Ich mach' das nicht mehr so, als ob es richtig wär'.
Ich feuer' hart nach hinten, so als ob es wichtig wär'.
Degenhardt ist schon immer der Geheimtipp für Liebhaber des etwas anderen HipHops gewesen. Düstere Atmosphäre, nerdige Filmsamples und verkopfte Zeilen für die Missverstandenen der Gesellschaft. Nach zwei Jahren ohne Output drückt der Düsseldorfer nun aber auf Reset und fängt als Vandalismus quasi neu an. Ob das auch Auswirkungen auf die genannten Eigenheiten seiner Musik hat, wird sich mit der ersten Veröffentlichung unter diesem Namen zeigen. Vorhang auf für "Freunde lügen nicht".
Die Platte wird direkt mit einem Zitat aus "Misfits", einer britischen Serie über Außenseiter, eröffnet. Die Liebe zum Film wird also nach wie vor ausgelebt. Das zeigt sich nicht nur an den vielen weiteren Samples, die noch folgen, sondern für Stranger Things-Kenner bereits am Albumtitel. Trotz Namensänderung bleibt Vandalismus' Musik etwas für Nerds. Für die Misfits eben. Doch auf dem Album zeigt sich der Düsseldorfer auch von einer anderen Seite.

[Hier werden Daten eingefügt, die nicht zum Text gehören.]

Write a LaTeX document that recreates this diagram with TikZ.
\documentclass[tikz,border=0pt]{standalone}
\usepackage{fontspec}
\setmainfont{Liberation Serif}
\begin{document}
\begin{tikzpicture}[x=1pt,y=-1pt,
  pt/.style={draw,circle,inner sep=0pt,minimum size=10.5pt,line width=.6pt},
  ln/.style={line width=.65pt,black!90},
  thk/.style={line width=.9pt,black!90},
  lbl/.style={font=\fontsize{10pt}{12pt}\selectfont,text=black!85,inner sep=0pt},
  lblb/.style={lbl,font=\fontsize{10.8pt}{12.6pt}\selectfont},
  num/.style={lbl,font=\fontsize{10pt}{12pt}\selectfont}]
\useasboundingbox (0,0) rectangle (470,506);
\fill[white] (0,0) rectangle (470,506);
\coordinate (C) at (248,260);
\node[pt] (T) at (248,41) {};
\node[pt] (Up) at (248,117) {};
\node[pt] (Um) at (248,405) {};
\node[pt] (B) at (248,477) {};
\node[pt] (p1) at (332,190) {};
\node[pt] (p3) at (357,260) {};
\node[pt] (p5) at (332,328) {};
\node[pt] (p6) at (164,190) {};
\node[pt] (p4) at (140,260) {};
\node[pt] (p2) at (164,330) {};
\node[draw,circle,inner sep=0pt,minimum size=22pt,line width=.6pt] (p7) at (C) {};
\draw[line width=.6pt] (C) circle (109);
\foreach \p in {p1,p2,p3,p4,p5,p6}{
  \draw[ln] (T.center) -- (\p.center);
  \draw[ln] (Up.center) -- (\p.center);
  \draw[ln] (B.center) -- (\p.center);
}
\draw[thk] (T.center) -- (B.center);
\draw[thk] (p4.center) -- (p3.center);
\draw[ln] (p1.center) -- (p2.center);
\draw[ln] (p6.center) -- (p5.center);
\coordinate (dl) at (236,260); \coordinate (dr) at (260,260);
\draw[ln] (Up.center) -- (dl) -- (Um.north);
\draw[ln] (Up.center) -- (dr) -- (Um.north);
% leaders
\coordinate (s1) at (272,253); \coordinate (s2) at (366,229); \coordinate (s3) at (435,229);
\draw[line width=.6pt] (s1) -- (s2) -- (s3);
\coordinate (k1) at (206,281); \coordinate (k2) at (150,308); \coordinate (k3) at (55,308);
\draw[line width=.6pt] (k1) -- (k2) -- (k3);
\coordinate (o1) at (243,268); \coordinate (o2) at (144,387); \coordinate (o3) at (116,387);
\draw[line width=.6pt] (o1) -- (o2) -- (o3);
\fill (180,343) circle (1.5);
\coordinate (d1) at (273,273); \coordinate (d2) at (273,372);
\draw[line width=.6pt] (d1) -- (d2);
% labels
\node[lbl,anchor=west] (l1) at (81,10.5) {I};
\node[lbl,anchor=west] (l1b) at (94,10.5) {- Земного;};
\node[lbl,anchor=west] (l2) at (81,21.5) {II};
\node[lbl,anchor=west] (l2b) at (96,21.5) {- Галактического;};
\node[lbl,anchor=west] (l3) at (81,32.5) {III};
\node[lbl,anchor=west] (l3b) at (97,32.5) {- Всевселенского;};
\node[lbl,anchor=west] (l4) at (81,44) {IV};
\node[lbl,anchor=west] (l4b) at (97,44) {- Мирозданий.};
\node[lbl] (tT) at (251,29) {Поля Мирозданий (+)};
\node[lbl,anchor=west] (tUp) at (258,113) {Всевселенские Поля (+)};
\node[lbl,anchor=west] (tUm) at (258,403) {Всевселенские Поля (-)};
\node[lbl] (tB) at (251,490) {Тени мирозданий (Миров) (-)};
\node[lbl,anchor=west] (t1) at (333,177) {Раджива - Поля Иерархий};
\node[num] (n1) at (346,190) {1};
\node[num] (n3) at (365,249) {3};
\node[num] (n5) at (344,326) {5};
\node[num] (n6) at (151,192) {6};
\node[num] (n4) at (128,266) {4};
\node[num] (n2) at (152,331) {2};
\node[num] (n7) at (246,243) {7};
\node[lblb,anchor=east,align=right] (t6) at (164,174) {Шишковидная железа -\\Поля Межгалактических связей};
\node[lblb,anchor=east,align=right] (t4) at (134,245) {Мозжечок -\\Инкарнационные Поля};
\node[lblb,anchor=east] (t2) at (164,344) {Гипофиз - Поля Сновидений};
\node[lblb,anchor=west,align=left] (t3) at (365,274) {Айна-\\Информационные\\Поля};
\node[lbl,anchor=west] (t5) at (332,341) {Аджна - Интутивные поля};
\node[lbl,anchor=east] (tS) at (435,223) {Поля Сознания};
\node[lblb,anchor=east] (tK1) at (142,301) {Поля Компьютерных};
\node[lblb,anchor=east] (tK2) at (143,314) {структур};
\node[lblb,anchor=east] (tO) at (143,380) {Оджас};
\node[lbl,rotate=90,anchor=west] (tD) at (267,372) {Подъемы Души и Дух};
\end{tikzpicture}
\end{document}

Die vorher meist düstere, manchmal etwas kryptische Verarbeitung eigener Erlebnisse weicht hier mehr und mehr dem Battlerap. Es werden nicht explizit Namen genannt, aber dafür fallen Lines wie "Gundermann ist tot, weil du nur Scheiße erzählst." (Anm. d. Red.: verstorbener DDR-Musiker) Und das auf meist aggressiven Beats von Polybius² oder auch Silkersoft. Mal ballert der Bass aus den Boxen, mal rieselt ein Sample leise im Hintergrund vor sich hin. Hauptsache, die Atmosphäre ist bedrohlich. Das klingt alles nicht wirklich anders als die früheren Degenhardt-Releases. Doch "Freunde lügen nicht" wirkt weitaus strukturierter. Selbst die Hooks sind Ohrwurm-lastiger, als man es gewohnt ist und bei "She-Hulk" werden live sicherlich erhebliche Synergien zwischen Künstler und Crowd entstehen.

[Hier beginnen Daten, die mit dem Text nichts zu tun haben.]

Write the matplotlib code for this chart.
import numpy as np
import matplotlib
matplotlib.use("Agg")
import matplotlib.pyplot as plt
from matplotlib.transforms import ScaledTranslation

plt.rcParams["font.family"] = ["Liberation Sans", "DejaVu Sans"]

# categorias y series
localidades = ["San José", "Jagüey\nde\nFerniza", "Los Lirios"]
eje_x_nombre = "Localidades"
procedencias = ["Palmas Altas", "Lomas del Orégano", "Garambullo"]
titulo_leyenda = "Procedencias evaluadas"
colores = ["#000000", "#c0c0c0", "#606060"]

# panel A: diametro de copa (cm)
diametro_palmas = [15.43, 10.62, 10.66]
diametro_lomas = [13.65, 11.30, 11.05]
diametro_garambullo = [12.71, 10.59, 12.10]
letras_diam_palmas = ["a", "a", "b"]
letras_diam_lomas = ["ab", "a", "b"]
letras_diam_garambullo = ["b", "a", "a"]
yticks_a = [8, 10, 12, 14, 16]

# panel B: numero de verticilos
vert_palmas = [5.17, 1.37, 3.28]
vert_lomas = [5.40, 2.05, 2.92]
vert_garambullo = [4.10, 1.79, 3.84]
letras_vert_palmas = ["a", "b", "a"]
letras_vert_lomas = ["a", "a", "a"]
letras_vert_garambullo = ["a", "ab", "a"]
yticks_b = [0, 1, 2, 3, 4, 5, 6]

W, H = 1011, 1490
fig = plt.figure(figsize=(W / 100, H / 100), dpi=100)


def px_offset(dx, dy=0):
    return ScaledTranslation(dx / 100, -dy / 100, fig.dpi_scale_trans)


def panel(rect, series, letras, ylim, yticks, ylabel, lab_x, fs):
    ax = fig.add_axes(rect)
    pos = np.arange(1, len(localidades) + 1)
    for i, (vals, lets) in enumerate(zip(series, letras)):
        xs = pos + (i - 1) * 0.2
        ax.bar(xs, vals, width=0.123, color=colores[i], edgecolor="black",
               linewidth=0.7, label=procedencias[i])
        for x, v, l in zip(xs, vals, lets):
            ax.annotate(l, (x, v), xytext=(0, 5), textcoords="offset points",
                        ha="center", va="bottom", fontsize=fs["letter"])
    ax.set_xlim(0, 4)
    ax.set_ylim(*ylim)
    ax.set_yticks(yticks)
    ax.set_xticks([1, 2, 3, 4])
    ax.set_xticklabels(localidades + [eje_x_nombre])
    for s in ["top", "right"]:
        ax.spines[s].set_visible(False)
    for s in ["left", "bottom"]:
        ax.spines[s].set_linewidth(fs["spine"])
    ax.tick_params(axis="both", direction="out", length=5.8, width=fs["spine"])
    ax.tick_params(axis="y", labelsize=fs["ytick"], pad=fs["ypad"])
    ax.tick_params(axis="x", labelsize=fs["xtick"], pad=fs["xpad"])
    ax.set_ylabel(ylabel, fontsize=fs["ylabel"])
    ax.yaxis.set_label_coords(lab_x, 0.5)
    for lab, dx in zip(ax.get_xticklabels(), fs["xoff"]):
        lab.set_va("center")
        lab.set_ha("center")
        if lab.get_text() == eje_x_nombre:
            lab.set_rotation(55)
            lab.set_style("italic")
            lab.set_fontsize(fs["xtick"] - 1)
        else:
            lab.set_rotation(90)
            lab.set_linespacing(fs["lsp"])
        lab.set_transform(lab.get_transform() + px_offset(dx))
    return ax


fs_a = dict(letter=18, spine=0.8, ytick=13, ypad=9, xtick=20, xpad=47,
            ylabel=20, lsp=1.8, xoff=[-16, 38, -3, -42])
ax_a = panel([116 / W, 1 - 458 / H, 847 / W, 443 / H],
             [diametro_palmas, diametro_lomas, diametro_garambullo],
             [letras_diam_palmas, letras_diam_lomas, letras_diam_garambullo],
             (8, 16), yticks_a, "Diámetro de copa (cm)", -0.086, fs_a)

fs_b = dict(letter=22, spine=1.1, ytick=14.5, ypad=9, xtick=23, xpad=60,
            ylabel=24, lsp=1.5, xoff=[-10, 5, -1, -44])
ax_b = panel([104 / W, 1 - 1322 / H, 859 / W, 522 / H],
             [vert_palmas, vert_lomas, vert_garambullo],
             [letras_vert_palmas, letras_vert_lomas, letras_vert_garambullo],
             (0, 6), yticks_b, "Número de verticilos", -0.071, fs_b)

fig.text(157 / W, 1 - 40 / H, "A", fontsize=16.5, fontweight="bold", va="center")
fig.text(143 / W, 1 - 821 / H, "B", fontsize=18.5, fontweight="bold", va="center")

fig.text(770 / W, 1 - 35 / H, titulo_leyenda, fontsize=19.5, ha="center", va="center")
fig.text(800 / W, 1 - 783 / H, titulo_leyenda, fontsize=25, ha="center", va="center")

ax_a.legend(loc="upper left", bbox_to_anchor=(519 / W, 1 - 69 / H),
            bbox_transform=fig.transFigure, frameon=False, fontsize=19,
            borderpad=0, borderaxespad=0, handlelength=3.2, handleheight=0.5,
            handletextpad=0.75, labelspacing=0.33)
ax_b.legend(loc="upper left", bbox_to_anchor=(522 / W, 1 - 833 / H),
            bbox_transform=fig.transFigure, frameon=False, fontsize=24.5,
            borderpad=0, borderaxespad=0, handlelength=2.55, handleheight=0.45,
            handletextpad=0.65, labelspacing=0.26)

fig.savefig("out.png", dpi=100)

Nachdem er jahrelang in Selbstmitleid gebadet hat, gelingt es Vandalismus, einen musikalischen Sieg über die eigenen Probleme zu erringen. "Freunde lügen nicht" wird den einstigen Geheimtipp wohl auch außerhalb seines Fankreises zugänglich machen, was aber keinesfalls etwas Schlechtes ist. Denn seine Attitüde, hauptsächlich zu machen, worauf er selbst Bock hat, bleibt stets erhalten: Er schreibt "Texte nicht zum Texteschreiben", sondern für sich selbst.